-- begin Excerpted records --

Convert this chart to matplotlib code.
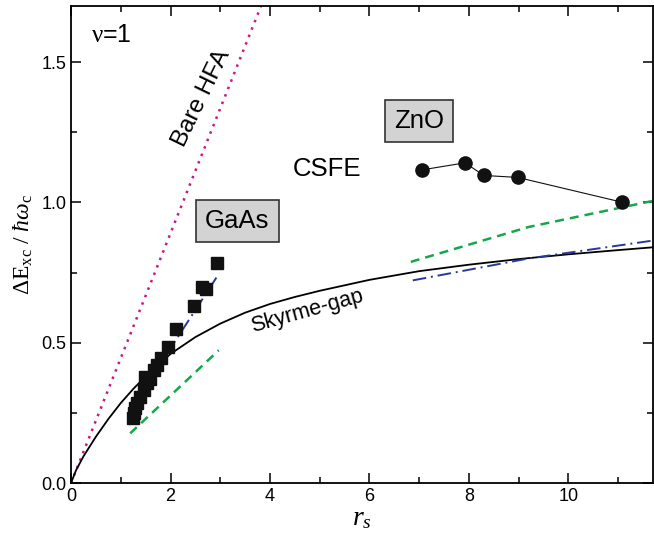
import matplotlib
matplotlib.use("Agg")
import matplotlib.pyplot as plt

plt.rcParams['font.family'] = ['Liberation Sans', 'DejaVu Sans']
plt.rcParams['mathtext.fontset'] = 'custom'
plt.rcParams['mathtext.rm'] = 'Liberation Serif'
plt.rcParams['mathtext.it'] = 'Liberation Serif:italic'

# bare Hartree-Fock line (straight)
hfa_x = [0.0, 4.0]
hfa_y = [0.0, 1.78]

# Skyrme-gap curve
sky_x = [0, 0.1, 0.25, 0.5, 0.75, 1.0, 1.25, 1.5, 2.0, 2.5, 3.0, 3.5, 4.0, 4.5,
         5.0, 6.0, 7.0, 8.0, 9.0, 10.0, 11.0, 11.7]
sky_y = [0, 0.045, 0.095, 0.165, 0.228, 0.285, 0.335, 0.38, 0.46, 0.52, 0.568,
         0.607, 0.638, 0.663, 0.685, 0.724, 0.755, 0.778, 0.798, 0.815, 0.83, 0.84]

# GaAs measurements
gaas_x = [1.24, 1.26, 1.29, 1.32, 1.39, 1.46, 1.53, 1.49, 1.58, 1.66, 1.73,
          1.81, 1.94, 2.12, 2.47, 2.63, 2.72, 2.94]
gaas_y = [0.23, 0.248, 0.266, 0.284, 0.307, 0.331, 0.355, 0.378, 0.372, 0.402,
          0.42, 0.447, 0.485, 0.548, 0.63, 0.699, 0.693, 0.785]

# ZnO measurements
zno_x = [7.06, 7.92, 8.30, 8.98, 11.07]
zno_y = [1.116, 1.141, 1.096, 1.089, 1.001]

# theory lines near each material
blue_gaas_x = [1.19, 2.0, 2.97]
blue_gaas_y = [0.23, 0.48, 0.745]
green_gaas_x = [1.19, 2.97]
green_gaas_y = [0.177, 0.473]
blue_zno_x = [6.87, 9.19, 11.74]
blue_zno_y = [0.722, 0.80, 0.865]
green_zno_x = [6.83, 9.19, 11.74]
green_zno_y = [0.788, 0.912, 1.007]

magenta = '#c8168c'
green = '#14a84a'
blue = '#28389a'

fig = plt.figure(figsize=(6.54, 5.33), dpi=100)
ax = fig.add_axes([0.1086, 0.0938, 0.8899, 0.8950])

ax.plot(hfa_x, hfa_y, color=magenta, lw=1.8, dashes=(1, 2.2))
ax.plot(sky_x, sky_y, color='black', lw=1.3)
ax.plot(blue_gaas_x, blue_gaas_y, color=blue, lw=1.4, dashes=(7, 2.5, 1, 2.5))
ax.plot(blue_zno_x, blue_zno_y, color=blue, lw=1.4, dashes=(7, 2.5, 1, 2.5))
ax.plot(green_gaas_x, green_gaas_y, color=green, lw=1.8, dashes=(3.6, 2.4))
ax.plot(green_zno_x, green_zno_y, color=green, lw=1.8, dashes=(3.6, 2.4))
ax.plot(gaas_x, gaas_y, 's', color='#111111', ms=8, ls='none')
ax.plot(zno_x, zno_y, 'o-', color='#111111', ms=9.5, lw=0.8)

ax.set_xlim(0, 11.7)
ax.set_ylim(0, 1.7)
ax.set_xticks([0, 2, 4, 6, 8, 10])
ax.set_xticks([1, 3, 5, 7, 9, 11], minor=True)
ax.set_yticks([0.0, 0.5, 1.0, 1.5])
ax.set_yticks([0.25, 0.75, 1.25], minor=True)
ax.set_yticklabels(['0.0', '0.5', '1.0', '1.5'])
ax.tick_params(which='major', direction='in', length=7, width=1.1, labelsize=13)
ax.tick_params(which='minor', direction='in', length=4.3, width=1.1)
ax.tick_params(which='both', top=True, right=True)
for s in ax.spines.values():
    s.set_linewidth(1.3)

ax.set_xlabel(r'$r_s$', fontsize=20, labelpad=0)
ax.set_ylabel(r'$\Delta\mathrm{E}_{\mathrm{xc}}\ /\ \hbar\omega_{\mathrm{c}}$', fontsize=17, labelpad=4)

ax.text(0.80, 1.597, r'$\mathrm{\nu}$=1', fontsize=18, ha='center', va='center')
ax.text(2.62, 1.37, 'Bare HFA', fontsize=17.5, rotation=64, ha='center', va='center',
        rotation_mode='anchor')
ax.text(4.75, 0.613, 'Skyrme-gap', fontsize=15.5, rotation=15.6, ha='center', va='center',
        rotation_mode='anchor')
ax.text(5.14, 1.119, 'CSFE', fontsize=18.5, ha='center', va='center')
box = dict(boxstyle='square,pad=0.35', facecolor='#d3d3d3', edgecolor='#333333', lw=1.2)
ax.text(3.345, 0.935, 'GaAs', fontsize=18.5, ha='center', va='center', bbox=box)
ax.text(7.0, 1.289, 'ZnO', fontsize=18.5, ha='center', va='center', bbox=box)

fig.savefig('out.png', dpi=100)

-- end Excerpted records --
-- begin Excerpted records --

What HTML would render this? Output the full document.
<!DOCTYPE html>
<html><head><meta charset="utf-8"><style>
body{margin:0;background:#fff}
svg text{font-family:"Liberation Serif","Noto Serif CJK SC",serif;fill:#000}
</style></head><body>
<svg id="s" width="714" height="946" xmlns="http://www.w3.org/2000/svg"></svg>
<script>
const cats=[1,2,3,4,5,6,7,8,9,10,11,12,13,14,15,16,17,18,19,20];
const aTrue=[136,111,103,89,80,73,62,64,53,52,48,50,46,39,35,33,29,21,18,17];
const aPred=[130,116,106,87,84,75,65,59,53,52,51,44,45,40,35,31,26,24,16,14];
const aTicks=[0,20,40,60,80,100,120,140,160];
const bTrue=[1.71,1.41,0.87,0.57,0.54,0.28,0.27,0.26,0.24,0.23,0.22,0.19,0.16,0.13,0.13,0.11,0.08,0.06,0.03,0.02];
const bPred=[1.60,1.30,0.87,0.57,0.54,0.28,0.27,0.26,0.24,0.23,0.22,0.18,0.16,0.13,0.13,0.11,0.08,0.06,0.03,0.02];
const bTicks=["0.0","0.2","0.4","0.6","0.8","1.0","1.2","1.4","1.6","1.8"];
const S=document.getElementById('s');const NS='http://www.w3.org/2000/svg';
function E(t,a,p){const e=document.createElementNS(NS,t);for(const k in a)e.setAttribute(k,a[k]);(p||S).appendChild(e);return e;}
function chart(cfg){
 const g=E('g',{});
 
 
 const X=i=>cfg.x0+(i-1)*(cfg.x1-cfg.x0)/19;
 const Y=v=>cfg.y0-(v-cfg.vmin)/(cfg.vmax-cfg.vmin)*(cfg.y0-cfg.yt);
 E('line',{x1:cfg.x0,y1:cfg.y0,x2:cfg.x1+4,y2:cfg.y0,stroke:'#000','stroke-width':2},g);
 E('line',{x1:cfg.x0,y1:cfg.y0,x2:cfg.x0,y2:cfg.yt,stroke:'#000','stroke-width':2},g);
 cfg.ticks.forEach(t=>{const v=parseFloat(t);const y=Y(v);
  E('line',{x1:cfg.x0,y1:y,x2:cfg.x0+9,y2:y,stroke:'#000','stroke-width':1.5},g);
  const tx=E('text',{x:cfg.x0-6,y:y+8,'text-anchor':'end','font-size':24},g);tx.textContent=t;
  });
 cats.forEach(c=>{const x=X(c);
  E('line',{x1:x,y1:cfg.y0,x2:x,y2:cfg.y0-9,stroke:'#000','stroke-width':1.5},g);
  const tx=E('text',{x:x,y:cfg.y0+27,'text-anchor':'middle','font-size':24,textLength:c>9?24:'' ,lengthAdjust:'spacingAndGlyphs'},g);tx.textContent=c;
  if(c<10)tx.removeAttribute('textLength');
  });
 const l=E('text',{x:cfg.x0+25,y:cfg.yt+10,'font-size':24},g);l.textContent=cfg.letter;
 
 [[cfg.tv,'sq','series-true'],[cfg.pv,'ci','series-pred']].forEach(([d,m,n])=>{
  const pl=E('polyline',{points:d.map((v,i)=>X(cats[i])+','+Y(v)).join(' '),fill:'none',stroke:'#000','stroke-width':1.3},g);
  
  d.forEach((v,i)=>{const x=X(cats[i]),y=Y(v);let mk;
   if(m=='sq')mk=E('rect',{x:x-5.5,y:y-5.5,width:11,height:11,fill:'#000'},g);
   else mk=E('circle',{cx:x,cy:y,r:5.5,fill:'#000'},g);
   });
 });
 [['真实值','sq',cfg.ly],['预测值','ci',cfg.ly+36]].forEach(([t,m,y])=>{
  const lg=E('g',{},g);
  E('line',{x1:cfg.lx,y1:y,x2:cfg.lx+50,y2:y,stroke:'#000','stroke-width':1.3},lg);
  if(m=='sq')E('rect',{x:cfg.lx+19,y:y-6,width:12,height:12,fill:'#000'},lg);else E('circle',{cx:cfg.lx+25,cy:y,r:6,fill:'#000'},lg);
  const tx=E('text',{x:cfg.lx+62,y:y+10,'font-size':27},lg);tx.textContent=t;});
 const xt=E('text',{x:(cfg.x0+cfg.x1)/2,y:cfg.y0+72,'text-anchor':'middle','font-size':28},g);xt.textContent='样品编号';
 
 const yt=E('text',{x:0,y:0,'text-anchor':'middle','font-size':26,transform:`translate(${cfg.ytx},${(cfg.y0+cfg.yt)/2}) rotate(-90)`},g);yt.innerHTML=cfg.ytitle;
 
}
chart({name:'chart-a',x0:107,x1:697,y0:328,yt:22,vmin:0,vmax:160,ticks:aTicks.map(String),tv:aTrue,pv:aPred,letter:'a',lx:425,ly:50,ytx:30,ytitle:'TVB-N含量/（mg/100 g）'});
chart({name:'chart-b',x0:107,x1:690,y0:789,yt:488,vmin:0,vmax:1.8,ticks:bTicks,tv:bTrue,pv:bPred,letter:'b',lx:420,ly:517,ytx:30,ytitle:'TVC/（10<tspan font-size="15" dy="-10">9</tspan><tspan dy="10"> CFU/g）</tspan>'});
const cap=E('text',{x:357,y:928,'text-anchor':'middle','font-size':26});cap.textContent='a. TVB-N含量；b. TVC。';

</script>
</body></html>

-- end Excerpted records --
-- begin Excerpted records --

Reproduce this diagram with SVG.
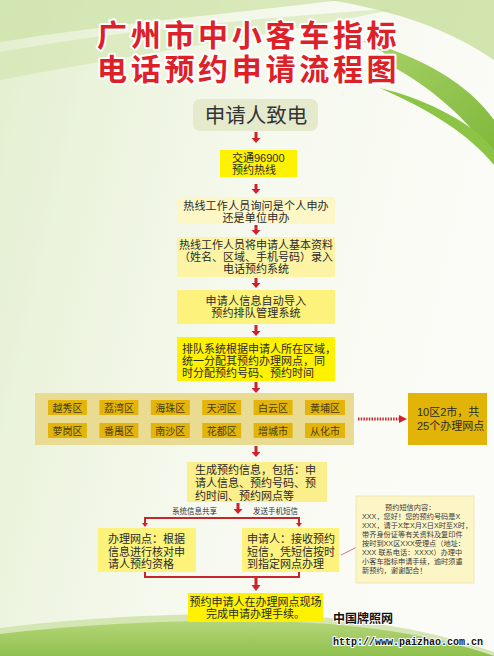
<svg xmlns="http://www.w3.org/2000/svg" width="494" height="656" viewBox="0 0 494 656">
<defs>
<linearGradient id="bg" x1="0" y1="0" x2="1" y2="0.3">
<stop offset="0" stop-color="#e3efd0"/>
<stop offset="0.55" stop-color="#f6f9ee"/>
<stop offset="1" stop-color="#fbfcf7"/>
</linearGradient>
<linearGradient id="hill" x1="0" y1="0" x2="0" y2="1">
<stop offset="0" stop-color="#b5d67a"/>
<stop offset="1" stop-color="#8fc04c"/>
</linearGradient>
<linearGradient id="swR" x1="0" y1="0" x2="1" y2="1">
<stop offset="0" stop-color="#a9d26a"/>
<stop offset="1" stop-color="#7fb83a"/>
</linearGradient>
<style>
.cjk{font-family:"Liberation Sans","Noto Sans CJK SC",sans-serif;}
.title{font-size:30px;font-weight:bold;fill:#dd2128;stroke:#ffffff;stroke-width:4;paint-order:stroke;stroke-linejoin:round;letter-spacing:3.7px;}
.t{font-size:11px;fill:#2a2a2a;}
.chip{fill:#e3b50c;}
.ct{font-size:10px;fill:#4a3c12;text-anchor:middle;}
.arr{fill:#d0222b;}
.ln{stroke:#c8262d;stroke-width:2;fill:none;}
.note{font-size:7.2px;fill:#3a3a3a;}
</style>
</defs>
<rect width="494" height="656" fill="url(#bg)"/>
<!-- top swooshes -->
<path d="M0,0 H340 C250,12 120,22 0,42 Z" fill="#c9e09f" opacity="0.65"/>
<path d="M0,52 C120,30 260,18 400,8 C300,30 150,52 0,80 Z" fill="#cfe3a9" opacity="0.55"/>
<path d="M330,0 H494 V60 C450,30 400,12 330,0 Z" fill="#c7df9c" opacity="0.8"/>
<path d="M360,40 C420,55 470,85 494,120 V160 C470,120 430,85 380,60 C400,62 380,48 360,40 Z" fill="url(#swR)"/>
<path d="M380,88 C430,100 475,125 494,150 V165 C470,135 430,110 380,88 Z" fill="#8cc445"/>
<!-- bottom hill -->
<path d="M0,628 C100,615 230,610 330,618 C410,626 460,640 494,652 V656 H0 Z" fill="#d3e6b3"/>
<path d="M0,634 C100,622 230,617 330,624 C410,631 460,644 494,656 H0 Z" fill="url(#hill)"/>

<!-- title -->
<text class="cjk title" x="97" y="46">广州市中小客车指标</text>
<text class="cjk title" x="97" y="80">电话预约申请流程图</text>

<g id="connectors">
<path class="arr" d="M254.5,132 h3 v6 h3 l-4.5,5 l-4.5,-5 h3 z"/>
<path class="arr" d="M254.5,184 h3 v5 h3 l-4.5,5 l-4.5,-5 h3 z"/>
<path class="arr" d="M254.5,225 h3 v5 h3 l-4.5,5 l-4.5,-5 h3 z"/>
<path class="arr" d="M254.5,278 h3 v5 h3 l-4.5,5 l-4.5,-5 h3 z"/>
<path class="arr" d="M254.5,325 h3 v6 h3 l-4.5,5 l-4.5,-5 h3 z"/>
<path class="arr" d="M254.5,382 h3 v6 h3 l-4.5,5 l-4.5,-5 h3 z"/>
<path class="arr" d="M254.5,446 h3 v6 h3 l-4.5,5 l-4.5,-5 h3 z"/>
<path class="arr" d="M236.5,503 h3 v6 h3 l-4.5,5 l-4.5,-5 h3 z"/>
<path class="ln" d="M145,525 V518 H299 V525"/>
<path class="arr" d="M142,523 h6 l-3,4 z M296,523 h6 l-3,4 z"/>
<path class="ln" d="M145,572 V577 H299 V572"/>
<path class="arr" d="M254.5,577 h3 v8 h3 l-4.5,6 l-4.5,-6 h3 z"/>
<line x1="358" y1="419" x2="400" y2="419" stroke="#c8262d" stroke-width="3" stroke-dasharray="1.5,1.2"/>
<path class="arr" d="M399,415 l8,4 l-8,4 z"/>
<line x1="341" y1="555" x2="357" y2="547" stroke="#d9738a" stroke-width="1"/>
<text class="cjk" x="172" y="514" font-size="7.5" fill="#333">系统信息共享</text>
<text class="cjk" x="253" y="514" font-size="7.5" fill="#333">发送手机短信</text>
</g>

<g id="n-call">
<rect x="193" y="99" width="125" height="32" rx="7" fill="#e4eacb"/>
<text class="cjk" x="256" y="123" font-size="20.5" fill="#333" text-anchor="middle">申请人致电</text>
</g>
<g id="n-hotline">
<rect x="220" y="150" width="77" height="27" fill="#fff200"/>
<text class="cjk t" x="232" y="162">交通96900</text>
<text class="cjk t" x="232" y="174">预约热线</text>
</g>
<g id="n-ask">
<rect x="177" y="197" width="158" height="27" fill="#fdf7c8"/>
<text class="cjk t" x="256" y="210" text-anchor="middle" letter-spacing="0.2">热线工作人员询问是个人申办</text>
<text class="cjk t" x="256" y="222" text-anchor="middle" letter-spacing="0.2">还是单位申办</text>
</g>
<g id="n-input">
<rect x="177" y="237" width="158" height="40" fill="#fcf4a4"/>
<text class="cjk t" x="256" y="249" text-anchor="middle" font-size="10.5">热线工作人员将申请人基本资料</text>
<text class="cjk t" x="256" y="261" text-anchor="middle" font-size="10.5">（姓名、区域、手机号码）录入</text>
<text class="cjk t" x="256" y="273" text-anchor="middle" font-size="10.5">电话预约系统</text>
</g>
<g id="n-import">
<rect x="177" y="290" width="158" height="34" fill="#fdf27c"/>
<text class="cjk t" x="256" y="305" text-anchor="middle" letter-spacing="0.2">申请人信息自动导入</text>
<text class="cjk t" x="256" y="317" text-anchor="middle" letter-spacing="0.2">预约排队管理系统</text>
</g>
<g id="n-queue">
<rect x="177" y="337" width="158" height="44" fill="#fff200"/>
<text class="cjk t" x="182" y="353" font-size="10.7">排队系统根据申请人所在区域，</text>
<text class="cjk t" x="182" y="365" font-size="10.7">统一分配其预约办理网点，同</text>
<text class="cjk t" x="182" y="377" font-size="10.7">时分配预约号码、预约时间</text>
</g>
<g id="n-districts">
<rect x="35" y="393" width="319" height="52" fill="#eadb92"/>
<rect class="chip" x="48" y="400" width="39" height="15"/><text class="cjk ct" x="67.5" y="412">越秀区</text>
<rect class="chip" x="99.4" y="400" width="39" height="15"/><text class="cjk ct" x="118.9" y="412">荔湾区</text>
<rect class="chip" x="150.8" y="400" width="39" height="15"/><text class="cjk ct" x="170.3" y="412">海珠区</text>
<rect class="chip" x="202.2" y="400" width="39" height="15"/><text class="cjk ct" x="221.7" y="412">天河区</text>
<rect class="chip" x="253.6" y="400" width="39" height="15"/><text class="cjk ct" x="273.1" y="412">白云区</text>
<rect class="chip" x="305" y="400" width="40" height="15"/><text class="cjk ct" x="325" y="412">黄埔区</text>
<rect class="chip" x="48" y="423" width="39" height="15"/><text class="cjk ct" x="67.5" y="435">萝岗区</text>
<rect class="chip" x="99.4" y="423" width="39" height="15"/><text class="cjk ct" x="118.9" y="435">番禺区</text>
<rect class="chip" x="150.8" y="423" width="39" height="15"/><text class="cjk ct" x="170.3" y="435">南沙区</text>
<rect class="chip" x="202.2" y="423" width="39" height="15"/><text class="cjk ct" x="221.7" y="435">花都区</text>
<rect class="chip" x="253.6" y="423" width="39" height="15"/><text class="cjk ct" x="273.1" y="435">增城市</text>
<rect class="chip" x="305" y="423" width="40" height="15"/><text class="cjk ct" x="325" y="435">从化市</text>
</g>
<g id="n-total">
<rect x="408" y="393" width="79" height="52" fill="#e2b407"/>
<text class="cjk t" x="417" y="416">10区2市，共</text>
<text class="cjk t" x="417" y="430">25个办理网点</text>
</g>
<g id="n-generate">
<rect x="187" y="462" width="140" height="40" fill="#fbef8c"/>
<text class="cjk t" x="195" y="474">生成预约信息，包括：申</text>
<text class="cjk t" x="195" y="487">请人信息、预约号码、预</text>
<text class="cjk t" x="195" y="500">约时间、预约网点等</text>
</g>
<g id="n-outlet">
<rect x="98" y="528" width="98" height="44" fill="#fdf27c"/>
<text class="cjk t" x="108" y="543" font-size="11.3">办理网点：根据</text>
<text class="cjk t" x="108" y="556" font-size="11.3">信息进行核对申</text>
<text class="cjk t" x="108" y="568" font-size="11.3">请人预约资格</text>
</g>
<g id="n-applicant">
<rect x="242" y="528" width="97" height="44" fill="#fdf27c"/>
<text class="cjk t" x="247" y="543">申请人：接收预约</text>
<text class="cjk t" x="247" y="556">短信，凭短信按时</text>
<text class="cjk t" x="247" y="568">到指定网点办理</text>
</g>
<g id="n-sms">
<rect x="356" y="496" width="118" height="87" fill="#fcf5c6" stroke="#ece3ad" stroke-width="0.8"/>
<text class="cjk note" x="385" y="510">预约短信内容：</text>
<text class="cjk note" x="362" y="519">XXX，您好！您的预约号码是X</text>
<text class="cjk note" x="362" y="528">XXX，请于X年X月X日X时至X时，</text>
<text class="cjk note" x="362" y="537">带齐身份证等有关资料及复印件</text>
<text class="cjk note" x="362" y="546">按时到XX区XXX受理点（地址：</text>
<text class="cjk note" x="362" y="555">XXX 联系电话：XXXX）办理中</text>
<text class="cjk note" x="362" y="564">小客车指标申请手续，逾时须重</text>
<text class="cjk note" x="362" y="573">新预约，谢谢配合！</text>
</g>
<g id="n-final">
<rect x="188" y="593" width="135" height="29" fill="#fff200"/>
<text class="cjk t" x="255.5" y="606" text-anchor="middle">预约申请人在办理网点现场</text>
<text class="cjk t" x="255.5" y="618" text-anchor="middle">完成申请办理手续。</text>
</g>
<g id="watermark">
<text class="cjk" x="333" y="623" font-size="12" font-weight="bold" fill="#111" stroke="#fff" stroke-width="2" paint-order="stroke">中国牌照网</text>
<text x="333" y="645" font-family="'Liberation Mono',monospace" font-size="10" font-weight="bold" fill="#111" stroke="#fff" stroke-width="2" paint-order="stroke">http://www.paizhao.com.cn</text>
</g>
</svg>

-- end Excerpted records --

From the records above, give again only the part that opens with the line containing "Convert this chart to matplotlib code." and closes with the line containing "zno_y = [1.116, 1.141, 1.096, 1.089, 1.001]". Keep both ends but drop the pictures.

* Expected answer *
Convert this chart to matplotlib code.
import matplotlib
matplotlib.use("Agg")
import matplotlib.pyplot as plt

plt.rcParams['font.family'] = ['Liberation Sans', 'DejaVu Sans']
plt.rcParams['mathtext.fontset'] = 'custom'
plt.rcParams['mathtext.rm'] = 'Liberation Serif'
plt.rcParams['mathtext.it'] = 'Liberation Serif:italic'

# bare Hartree-Fock line (straight)
hfa_x = [0.0, 4.0]
hfa_y = [0.0, 1.78]

# Skyrme-gap curve
sky_x = [0, 0.1, 0.25, 0.5, 0.75, 1.0, 1.25, 1.5, 2.0, 2.5, 3.0, 3.5, 4.0, 4.5,
         5.0, 6.0, 7.0, 8.0, 9.0, 10.0, 11.0, 11.7]
sky_y = [0, 0.045, 0.095, 0.165, 0.228, 0.285, 0.335, 0.38, 0.46, 0.52, 0.568,
         0.607, 0.638, 0.663, 0.685, 0.724, 0.755, 0.778, 0.798, 0.815, 0.83, 0.84]

# GaAs measurements
gaas_x = [1.24, 1.26, 1.29, 1.32, 1.39, 1.46, 1.53, 1.49, 1.58, 1.66, 1.73,
          1.81, 1.94, 2.12, 2.47, 2.63, 2.72, 2.94]
gaas_y = [0.23, 0.248, 0.266, 0.284, 0.307, 0.331, 0.355, 0.378, 0.372, 0.402,
          0.42, 0.447, 0.485, 0.548, 0.63, 0.699, 0.693, 0.785]

# ZnO measurements
zno_x = [7.06, 7.92, 8.30, 8.98, 11.07]
zno_y = [1.116, 1.141, 1.096, 1.089, 1.001]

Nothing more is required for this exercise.